═══ Data ═══

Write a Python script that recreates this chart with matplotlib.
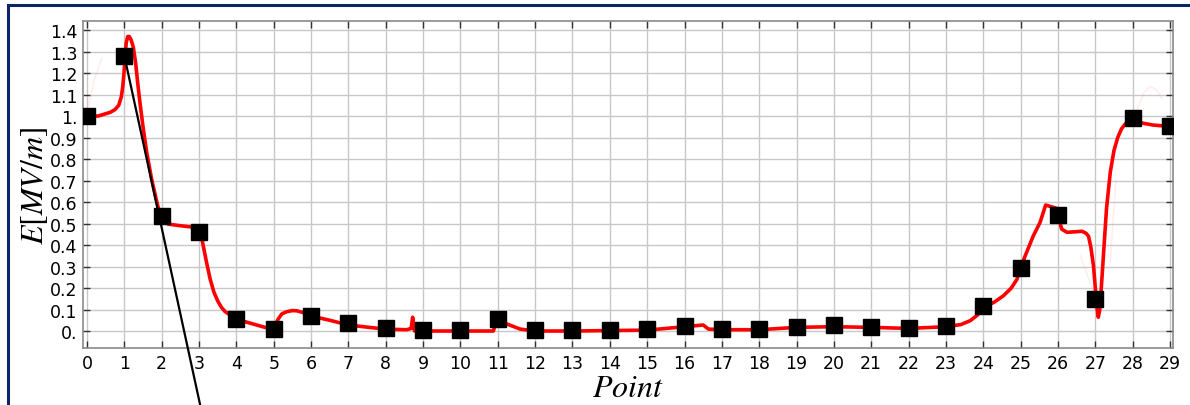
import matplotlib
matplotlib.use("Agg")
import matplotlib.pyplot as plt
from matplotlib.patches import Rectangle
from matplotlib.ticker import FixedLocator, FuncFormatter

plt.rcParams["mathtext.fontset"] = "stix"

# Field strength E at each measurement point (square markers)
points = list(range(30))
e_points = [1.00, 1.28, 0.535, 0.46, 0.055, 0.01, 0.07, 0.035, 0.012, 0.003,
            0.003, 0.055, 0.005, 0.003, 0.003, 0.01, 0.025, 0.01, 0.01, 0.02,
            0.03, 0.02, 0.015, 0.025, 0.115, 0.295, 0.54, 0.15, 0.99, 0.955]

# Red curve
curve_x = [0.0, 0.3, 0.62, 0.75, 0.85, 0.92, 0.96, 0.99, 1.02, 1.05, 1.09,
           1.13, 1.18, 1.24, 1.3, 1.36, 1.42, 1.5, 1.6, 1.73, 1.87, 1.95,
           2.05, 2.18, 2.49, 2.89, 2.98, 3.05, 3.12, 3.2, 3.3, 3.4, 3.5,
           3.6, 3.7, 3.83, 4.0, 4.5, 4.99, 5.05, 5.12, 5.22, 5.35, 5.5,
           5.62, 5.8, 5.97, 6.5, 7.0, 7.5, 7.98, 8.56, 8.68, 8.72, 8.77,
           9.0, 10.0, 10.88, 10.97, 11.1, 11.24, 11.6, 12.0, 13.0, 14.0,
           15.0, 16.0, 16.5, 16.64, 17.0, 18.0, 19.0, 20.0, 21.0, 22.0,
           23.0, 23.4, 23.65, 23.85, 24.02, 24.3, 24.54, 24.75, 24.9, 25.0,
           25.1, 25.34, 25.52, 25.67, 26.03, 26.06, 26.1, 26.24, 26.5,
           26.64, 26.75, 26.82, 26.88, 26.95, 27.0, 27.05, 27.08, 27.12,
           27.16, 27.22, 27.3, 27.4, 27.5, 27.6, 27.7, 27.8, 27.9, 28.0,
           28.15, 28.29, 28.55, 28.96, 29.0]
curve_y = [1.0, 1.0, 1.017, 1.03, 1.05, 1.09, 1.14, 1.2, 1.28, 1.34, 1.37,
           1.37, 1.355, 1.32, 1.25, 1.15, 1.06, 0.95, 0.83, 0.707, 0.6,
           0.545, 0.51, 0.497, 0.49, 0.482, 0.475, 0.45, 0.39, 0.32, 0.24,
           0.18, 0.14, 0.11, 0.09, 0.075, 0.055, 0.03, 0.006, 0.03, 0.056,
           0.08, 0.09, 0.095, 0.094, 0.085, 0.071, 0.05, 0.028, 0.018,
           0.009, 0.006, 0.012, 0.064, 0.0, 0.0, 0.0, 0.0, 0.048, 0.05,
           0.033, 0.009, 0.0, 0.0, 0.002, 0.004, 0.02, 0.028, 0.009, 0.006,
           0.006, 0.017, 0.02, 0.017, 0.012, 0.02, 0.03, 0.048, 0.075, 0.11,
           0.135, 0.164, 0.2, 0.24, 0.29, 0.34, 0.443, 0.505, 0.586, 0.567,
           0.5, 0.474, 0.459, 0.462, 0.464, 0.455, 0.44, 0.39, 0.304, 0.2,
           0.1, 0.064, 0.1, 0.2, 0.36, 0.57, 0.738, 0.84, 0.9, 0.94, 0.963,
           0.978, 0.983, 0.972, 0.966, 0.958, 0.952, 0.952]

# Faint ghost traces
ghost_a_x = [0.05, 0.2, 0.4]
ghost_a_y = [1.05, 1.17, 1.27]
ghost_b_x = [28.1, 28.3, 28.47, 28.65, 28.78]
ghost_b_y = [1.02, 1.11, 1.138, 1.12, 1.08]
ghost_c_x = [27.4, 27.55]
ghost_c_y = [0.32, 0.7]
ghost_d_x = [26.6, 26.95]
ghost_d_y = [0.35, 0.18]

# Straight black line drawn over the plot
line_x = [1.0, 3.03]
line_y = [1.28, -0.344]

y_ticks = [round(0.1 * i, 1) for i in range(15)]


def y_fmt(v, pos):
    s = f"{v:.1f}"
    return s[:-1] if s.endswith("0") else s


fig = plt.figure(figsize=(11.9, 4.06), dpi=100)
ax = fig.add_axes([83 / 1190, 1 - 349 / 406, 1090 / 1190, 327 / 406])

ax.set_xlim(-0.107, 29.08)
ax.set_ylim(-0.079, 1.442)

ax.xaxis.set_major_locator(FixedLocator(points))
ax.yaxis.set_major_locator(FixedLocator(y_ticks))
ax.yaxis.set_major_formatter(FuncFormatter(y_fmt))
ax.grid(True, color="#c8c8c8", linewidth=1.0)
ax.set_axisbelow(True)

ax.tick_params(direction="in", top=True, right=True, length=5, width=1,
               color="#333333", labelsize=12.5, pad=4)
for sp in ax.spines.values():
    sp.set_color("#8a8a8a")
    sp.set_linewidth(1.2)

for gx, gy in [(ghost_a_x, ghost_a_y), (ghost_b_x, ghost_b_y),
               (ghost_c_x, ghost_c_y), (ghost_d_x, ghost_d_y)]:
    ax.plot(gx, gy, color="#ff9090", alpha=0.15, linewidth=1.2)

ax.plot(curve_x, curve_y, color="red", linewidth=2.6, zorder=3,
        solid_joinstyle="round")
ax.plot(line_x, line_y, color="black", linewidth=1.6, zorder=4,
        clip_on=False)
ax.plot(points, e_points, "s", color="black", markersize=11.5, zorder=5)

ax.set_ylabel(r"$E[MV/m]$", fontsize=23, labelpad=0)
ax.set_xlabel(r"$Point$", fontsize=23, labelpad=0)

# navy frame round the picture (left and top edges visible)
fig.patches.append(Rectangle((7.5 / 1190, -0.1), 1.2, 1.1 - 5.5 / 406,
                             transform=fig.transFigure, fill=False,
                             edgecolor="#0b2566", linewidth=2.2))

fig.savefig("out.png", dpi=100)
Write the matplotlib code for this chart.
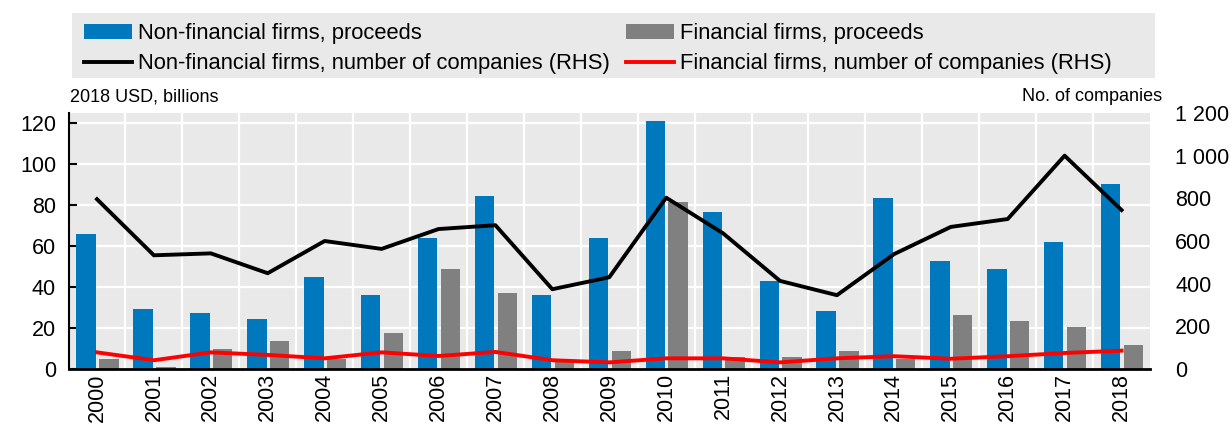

═══

### Problem details
Filter the records above for lines containing the word "matplotlib", and copy those lines.

### Solution to this task
Write a Python script that recreates this chart with matplotlib.
import matplotlib
matplotlib.use("Agg")
import matplotlib.pyplot as plt
from matplotlib.patches import Rectangle
from matplotlib.ticker import FixedLocator, FuncFormatter
Write the matplotlib code for this chart.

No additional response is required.